All of the data should be repeated exactly; pictures are not part of the copy.

##### DATA EXTRACT #####

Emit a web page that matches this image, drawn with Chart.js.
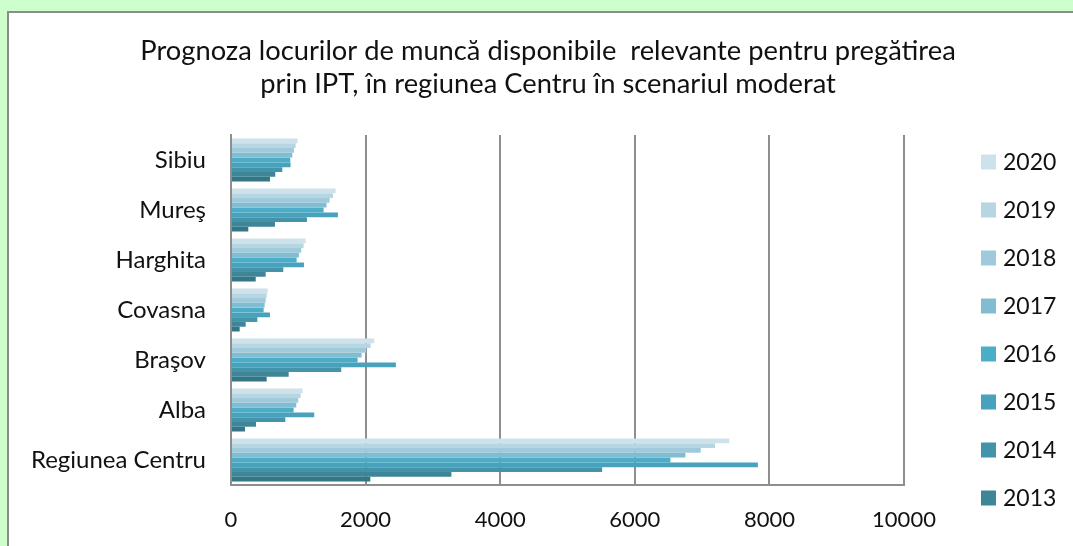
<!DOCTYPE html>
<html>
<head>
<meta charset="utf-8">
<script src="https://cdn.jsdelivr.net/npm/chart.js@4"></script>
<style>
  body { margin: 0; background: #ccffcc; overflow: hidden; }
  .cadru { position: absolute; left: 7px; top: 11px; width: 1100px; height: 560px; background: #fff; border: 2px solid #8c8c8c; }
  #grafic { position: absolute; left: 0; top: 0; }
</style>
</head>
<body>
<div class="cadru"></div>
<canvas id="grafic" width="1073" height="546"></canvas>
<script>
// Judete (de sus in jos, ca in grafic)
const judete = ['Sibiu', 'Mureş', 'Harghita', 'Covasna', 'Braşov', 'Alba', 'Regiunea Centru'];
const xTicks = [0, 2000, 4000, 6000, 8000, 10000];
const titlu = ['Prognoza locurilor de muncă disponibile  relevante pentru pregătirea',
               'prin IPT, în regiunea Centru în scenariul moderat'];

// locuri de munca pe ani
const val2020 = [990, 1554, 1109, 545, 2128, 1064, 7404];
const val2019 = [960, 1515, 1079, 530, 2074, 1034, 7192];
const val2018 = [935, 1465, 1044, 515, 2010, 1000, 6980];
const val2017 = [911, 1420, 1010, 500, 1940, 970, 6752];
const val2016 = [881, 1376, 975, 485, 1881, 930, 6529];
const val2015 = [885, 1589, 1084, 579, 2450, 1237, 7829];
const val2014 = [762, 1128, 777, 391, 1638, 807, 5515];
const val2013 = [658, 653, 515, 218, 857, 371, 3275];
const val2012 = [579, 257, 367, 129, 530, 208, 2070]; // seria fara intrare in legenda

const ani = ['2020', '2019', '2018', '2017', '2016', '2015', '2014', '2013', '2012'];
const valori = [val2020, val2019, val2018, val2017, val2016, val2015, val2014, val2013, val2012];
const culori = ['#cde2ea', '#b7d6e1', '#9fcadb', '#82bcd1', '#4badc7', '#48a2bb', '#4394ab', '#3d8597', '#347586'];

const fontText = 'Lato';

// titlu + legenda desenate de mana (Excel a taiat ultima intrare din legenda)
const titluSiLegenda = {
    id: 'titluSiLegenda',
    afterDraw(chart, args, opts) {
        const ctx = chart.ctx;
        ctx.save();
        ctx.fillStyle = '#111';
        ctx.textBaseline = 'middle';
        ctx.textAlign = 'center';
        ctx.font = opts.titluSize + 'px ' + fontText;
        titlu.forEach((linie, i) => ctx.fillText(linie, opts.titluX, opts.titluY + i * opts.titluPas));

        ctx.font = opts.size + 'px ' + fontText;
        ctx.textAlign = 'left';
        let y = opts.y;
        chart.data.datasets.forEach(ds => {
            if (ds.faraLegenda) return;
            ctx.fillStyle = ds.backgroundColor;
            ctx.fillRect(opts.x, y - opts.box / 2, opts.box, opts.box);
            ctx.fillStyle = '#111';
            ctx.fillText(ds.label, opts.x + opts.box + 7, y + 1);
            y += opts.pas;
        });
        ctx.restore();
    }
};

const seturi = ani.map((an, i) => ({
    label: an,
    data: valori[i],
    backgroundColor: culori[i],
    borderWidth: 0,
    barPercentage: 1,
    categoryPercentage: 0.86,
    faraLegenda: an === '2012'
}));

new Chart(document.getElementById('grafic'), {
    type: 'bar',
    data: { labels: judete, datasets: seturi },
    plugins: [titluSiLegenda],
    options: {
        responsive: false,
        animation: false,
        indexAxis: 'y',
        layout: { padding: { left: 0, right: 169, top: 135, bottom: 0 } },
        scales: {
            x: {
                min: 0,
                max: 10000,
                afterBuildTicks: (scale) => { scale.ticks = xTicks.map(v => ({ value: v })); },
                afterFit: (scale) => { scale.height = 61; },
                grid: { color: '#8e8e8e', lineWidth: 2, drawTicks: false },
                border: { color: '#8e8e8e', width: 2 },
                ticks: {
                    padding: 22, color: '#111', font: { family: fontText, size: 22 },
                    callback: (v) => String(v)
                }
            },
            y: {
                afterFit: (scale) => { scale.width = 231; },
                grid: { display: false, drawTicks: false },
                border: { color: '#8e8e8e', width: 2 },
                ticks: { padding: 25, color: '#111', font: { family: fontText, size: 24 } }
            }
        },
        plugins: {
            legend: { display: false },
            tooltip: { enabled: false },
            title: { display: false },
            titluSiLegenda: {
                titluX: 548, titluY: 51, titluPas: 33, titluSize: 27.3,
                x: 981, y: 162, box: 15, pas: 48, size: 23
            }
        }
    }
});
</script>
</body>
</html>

#####

# OUTPUT FOR THIS TASK
Emit a web page that matches this image, drawn with Chart.js.
<!DOCTYPE html>
<html>
<head>
<meta charset="utf-8">
<script src="https://cdn.jsdelivr.net/npm/chart.js@4"></script>
<style>
  body { margin: 0; background: #ccffcc; overflow: hidden; }
  .cadru { position: absolute; left: 7px; top: 11px; width: 1100px; height: 560px; background: #fff; border: 2px solid #8c8c8c; }
  #grafic { position: absolute; left: 0; top: 0; }
</style>
</head>
<body>
<div class="cadru"></div>
<canvas id="grafic" width="1073" height="546"></canvas>
<script>
// Judete (de sus in jos, ca in grafic)
const judete = ['Sibiu', 'Mureş', 'Harghita', 'Covasna', 'Braşov', 'Alba', 'Regiunea Centru'];
const xTicks = [0, 2000, 4000, 6000, 8000, 10000];
const titlu = ['Prognoza locurilor de muncă disponibile  relevante pentru pregătirea',
               'prin IPT, în regiunea Centru în scenariul moderat'];

// locuri de munca pe ani
const val2020 = [990, 1554, 1109, 545, 2128, 1064, 7404];
const val2019 = [960, 1515, 1079, 530, 2074, 1034, 7192];
const val2018 = [935, 1465, 1044, 515, 2010, 1000, 6980];
const val2017 = [911, 1420, 1010, 500, 1940, 970, 6752];
const val2016 = [881, 1376, 975, 485, 1881, 930, 6529];
const val2015 = [885, 1589, 1084, 579, 2450, 1237, 7829];
const val2014 = [762, 1128, 777, 391, 1638, 807, 5515];
const val2013 = [658, 653, 515, 218, 857, 371, 3275];
const val2012 = [579, 257, 367, 129, 530, 208, 2070]; // seria fara intrare in legenda

const ani = ['2020', '2019', '2018', '2017', '2016', '2015', '2014', '2013', '2012'];
const valori = [val2020, val2019, val2018, val2017, val2016, val2015, val2014, val2013, val2012];
const culori = ['#cde2ea', '#b7d6e1', '#9fcadb', '#82bcd1', '#4badc7', '#48a2bb', '#4394ab', '#3d8597', '#347586'];

const fontText = 'Lato';

// titlu + legenda desenate de mana (Excel a taiat ultima intrare din legenda)
const titluSiLegenda = {
    id: 'titluSiLegenda',
    afterDraw(chart, args, opts) {
        const ctx = chart.ctx;
        ctx.save();
        ctx.fillStyle = '#111';
        ctx.textBaseline = 'middle';
        ctx.textAlign = 'center';
        ctx.font = opts.titluSize + 'px ' + fontText;
        titlu.forEach((linie, i) => ctx.fillText(linie, opts.titluX, opts.titluY + i * opts.titluPas));

        ctx.font = opts.size + 'px ' + fontText;
        ctx.textAlign = 'left';
        let y = opts.y;
        chart.data.datasets.forEach(ds => {
            if (ds.faraLegenda) return;
            ctx.fillStyle = ds.backgroundColor;
            ctx.fillRect(opts.x, y - opts.box / 2, opts.box, opts.box);
            ctx.fillStyle = '#111';
            ctx.fillText(ds.label, opts.x + opts.box + 7, y + 1);
            y += opts.pas;
        });
        ctx.restore();
    }
};

const seturi = ani.map((an, i) => ({
    label: an,
    data: valori[i],
    backgroundColor: culori[i],
    borderWidth: 0,
    barPercentage: 1,
    categoryPercentage: 0.86,
    faraLegenda: an === '2012'
}));

new Chart(document.getElementById('grafic'), {
    type: 'bar',
    data: { labels: judete, datasets: seturi },
    plugins: [titluSiLegenda],
    options: {
        responsive: false,
        animation: false,
        indexAxis: 'y',
        layout: { padding: { left: 0, right: 169, top: 135, bottom: 0 } },
        scales: {
            x: {
                min: 0,
                max: 10000,
                afterBuildTicks: (scale) => { scale.ticks = xTicks.map(v => ({ value: v })); },
                afterFit: (scale) => { scale.height = 61; },
                grid: { color: '#8e8e8e', lineWidth: 2, drawTicks: false },
                border: { color: '#8e8e8e', width: 2 },
                ticks: {
                    padding: 22, color: '#111', font: { family: fontText, size: 22 },
                    callback: (v) => String(v)
                }
            },
            y: {
                afterFit: (scale) => { scale.width = 231; },
                grid: { display: false, drawTicks: false },
                border: { color: '#8e8e8e', width: 2 },
                ticks: { padding: 25, color: '#111', font: { family: fontText, size: 24 } }
            }
        },
        plugins: {
            legend: { display: false },
            tooltip: { enabled: false },
            title: { display: false },
            titluSiLegenda: {
                titluX: 548, titluY: 51, titluPas: 33, titluSize: 27.3,
                x: 981, y: 162, box: 15, pas: 48, size: 23
            }
        }
    }
});
</script>
</body>
</html>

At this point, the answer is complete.